In the aftermath of the financial crisis, overall consumer debt levels in the UK declined as a consequence both of stricter lending criteria and general belt-tightening among nervous citizens. Now, with mortgages excluded, it has wormed its way over the £200bn mark, which puts it close to the pre-crash heights.
Fundamentally, of course, there is nothing intrinsically dangerous about credit, as Mr Bailey has noted in his remarks: it enables the economy to function by permitting regular flows of money. Yet plainly it becomes a concern if individuals are taking on debts they are not confident they can pay back. And that is all the more likely to occur when credit is being used to deal with the everyday cost of living, as it is for increasing numbers.

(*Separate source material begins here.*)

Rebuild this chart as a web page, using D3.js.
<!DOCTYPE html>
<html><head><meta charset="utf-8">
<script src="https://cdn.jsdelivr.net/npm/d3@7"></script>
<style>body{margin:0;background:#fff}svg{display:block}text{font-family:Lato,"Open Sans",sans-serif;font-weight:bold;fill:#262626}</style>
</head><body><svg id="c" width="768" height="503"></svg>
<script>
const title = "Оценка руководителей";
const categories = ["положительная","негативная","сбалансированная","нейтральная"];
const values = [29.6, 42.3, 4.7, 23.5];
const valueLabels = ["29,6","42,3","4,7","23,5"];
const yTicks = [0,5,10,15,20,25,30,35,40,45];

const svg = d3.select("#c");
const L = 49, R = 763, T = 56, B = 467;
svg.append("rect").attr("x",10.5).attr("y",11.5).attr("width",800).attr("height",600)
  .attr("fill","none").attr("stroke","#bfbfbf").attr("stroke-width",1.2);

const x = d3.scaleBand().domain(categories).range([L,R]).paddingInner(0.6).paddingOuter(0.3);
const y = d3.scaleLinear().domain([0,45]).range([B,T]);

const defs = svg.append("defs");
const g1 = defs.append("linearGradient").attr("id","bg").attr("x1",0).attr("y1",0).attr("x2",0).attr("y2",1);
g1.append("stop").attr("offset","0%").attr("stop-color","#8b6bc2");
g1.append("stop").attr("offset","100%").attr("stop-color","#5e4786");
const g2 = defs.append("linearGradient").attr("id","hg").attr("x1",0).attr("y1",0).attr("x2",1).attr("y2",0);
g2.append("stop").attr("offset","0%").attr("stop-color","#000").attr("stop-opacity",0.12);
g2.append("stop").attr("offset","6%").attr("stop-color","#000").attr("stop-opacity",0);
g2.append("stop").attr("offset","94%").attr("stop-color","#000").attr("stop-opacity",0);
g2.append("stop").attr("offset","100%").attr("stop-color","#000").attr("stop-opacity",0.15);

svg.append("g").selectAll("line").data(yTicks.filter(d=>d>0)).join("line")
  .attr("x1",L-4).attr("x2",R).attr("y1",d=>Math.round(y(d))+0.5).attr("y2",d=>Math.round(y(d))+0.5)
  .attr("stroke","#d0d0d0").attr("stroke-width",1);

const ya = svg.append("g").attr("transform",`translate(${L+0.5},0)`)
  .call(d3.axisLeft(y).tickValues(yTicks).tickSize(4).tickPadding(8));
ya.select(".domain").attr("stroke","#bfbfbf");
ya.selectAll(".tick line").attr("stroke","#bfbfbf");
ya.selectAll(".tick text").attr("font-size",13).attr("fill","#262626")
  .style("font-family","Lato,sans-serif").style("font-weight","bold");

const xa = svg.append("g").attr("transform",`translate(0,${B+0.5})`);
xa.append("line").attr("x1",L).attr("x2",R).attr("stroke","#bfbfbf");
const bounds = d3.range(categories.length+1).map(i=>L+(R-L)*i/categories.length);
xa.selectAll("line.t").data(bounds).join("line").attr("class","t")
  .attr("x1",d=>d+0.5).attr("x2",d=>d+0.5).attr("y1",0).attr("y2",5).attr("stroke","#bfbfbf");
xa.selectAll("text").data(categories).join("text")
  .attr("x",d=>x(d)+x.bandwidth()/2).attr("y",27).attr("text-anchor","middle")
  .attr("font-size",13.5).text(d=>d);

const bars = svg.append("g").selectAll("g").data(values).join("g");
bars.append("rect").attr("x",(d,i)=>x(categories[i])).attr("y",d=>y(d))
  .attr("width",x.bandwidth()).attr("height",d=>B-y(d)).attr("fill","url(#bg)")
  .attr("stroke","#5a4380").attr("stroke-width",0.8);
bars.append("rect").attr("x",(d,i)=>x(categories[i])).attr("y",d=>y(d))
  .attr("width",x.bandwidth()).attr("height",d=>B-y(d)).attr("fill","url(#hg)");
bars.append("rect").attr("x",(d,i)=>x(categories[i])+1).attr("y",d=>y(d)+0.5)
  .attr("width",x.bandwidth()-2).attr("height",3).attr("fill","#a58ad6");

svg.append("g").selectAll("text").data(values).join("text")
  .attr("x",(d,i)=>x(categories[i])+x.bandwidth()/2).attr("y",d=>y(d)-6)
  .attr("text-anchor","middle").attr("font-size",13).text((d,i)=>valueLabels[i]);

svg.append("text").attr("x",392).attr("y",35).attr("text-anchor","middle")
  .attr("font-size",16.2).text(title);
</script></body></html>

Last month a survey of 18- to 30-year-olds by the Young Women’s Trust concluded that nearly 25 per cent are perennially in debt, while close to half regularly have to borrow in order to make ends meet before their monthly pay cheque arrives. Tales abound of parents missing meals in order to ensure their children get enough to eat or walking long distances to avoid paying transport costs. By the age of 24, close to 40 per cent of individuals are in debt, according to the Money Advice Trust; a YouGov poll last year found one in 10 thought they would never repay what they owed.
Plainly there are a range of factors that have aligned to produce the present situation. Private sector rents are still on the up, while wages are stagnant; the cost of unsecured loans is high, yet interest on savings is nominal. Add into the mix the pressure borne by recent graduates who face the prospect of years repaying tuition fees and it is easy to see why young people are becoming disproportionately reliant on borrowing money to get by.
As Mr Bailey rightly notes, the concentration of indebtedness among younger people is part of a broader shift in the “generational pattern of wealth and income”. We have grown used to the notion of ever-improving living standards and of each generation enjoying, on average, higher incomes than their parents. This is no longer true. For one thing, millennials – those who were aged between one and 17 in 2000 – spend three times as much on housing as their grandparents, according to the Resolution Foundation. For another, earnings are frequently failing to keep up with inflation.
The pension gap is an additional problem, with many young people contributing little or nothing to their retirement pots. A YouGov study in January concluded that 40 per cent of 18- to 34-year olds had made no pension provision of their own at all. Many will wonder whether there will ever come a time in their lives when they can escape the use of debt to fund basic essentials such as food and heating.
For young people caught in never-ending cycles of credit, the affects can be profoundly negative, not only in respect of their material position but also with regard to their physical and mental health. That in turn can have an impact on individuals’ ability to hold down full-time employment, which merely exacerbates the potential need to take on more debt.
Ultimately, all this poses serious problems for British society as a whole, not only in terms of the potential cost of caring for those who may be incapacitated by illness, anxiety or homelessness, but because Britain’s economy already faces a desperately challenging future, even without mass reliance on credit. People who are constantly in debt are not spending their non-existent money on British products; individuals who rely on credit cards to get through the month are in no position to boost the UK as a centre for entrepreneurialism; young people who feel they have no hope are not likely to be drivers of a post-Brexit recovery.
It is imperative that the Government not only heeds Andrew Bailey’s warning but acts on it radically and soon. A housebuilding programme on a genuinely large scale is an obvious starting point, although the Prime Minister’s ambitions in that arena seem modest. Yet even that only addresses one element of the debt conundrum facing so many young people. At the moment they are paying the price of decisions made by a generation whose wealth and prospects they can barely dream of.